Short task: Give the data below again exactly as written, without its pictures.

Supplied information:
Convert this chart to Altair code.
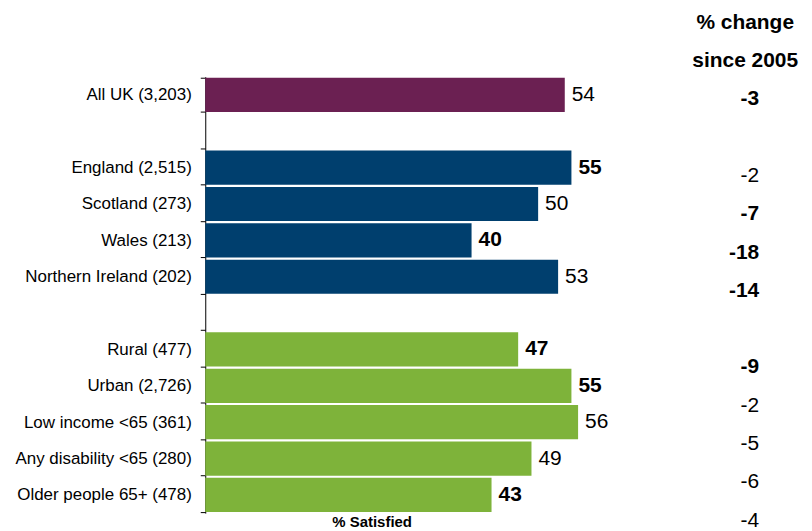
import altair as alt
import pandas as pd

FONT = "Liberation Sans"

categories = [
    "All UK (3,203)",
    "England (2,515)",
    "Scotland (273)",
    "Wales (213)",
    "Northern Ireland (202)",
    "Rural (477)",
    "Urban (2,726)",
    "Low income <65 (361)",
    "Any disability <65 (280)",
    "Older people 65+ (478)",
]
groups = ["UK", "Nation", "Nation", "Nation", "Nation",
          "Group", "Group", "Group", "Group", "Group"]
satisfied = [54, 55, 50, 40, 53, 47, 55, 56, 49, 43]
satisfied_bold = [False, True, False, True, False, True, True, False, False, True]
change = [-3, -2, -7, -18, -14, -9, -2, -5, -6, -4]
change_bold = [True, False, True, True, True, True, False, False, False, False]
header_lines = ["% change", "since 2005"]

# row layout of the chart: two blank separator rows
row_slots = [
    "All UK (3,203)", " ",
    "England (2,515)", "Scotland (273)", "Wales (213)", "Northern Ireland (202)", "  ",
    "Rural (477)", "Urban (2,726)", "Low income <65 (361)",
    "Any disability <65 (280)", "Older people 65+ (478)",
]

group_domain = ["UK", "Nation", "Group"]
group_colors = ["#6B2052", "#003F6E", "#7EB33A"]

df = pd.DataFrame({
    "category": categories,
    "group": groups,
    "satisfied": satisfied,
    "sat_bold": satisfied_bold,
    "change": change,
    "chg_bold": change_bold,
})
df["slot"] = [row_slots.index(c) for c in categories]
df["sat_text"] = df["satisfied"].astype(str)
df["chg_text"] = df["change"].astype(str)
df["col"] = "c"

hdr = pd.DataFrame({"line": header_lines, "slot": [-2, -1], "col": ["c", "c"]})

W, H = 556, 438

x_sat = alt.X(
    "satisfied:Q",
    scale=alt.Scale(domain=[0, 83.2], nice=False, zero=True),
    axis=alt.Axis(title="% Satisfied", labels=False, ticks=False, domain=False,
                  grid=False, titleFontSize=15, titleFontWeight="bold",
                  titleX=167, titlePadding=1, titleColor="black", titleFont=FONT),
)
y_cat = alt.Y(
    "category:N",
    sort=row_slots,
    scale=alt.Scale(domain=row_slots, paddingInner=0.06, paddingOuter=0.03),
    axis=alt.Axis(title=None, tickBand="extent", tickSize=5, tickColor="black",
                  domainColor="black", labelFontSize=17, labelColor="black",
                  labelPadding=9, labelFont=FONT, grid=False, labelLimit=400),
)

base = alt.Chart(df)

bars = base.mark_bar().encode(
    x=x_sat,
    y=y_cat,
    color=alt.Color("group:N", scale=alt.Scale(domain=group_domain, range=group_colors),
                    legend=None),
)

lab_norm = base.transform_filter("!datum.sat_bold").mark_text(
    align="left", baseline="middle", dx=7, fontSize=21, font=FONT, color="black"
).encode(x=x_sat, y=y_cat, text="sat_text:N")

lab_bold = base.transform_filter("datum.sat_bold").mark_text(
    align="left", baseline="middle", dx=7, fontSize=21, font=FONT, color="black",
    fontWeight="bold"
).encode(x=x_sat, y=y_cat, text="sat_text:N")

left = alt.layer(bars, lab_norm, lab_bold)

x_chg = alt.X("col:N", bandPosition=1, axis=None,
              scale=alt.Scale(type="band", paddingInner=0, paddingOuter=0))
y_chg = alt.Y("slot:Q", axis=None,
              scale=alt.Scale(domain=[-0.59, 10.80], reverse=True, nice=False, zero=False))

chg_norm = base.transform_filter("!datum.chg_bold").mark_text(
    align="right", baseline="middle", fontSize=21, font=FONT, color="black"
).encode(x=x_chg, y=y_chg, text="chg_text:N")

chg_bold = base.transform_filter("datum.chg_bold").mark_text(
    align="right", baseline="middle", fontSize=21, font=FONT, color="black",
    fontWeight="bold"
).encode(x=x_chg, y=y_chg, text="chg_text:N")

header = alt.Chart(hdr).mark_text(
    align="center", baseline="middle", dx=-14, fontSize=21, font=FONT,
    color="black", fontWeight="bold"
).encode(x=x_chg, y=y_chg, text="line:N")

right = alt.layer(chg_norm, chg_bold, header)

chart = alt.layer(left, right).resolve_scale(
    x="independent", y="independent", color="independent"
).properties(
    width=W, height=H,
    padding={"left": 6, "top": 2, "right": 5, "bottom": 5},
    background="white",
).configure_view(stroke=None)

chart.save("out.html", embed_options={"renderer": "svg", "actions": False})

Response below:
Convert this chart to Altair code.
import altair as alt
import pandas as pd

FONT = "Liberation Sans"

categories = [
    "All UK (3,203)",
    "England (2,515)",
    "Scotland (273)",
    "Wales (213)",
    "Northern Ireland (202)",
    "Rural (477)",
    "Urban (2,726)",
    "Low income <65 (361)",
    "Any disability <65 (280)",
    "Older people 65+ (478)",
]
groups = ["UK", "Nation", "Nation", "Nation", "Nation",
          "Group", "Group", "Group", "Group", "Group"]
satisfied = [54, 55, 50, 40, 53, 47, 55, 56, 49, 43]
satisfied_bold = [False, True, False, True, False, True, True, False, False, True]
change = [-3, -2, -7, -18, -14, -9, -2, -5, -6, -4]
change_bold = [True, False, True, True, True, True, False, False, False, False]
header_lines = ["% change", "since 2005"]

# row layout of the chart: two blank separator rows
row_slots = [
    "All UK (3,203)", " ",
    "England (2,515)", "Scotland (273)", "Wales (213)", "Northern Ireland (202)", "  ",
    "Rural (477)", "Urban (2,726)", "Low income <65 (361)",
    "Any disability <65 (280)", "Older people 65+ (478)",
]

group_domain = ["UK", "Nation", "Group"]
group_colors = ["#6B2052", "#003F6E", "#7EB33A"]

df = pd.DataFrame({
    "category": categories,
    "group": groups,
    "satisfied": satisfied,
    "sat_bold": satisfied_bold,
    "change": change,
    "chg_bold": change_bold,
})
df["slot"] = [row_slots.index(c) for c in categories]
df["sat_text"] = df["satisfied"].astype(str)
df["chg_text"] = df["change"].astype(str)
df["col"] = "c"

hdr = pd.DataFrame({"line": header_lines, "slot": [-2, -1], "col": ["c", "c"]})

W, H = 556, 438

x_sat = alt.X(
    "satisfied:Q",
    scale=alt.Scale(domain=[0, 83.2], nice=False, zero=True),
    axis=alt.Axis(title="% Satisfied", labels=False, ticks=False, domain=False,
                  grid=False, titleFontSize=15, titleFontWeight="bold",
                  titleX=167, titlePadding=1, titleColor="black", titleFont=FONT),
)
y_cat = alt.Y(
    "category:N",
    sort=row_slots,
    scale=alt.Scale(domain=row_slots, paddingInner=0.06, paddingOuter=0.03),
    axis=alt.Axis(title=None, tickBand="extent", tickSize=5, tickColor="black",
                  domainColor="black", labelFontSize=17, labelColor="black",
                  labelPadding=9, labelFont=FONT, grid=False, labelLimit=400),
)

base = alt.Chart(df)

bars = base.mark_bar().encode(
    x=x_sat,
    y=y_cat,
    color=alt.Color("group:N", scale=alt.Scale(domain=group_domain, range=group_colors),
                    legend=None),
)

lab_norm = base.transform_filter("!datum.sat_bold").mark_text(
    align="left", baseline="middle", dx=7, fontSize=21, font=FONT, color="black"
).encode(x=x_sat, y=y_cat, text="sat_text:N")

lab_bold = base.transform_filter("datum.sat_bold").mark_text(
    align="left", baseline="middle", dx=7, fontSize=21, font=FONT, color="black",
    fontWeight="bold"
).encode(x=x_sat, y=y_cat, text="sat_text:N")

left = alt.layer(bars, lab_norm, lab_bold)

x_chg = alt.X("col:N", bandPosition=1, axis=None,
              scale=alt.Scale(type="band", paddingInner=0, paddingOuter=0))
y_chg = alt.Y("slot:Q", axis=None,
              scale=alt.Scale(domain=[-0.59, 10.80], reverse=True, nice=False, zero=False))

chg_norm = base.transform_filter("!datum.chg_bold").mark_text(
    align="right", baseline="middle", fontSize=21, font=FONT, color="black"
).encode(x=x_chg, y=y_chg, text="chg_text:N")

chg_bold = base.transform_filter("datum.chg_bold").mark_text(
    align="right", baseline="middle", fontSize=21, font=FONT, color="black",
    fontWeight="bold"
).encode(x=x_chg, y=y_chg, text="chg_text:N")

header = alt.Chart(hdr).mark_text(
    align="center", baseline="middle", dx=-14, fontSize=21, font=FONT,
    color="black", fontWeight="bold"
).encode(x=x_chg, y=y_chg, text="line:N")

right = alt.layer(chg_norm, chg_bold, header)

chart = alt.layer(left, right).resolve_scale(
    x="independent", y="independent", color="independent"
).properties(
    width=W, height=H,
    padding={"left": 6, "top": 2, "right": 5, "bottom": 5},
    background="white",
).configure_view(stroke=None)

chart.save("out.html", embed_options={"renderer": "svg", "actions": False})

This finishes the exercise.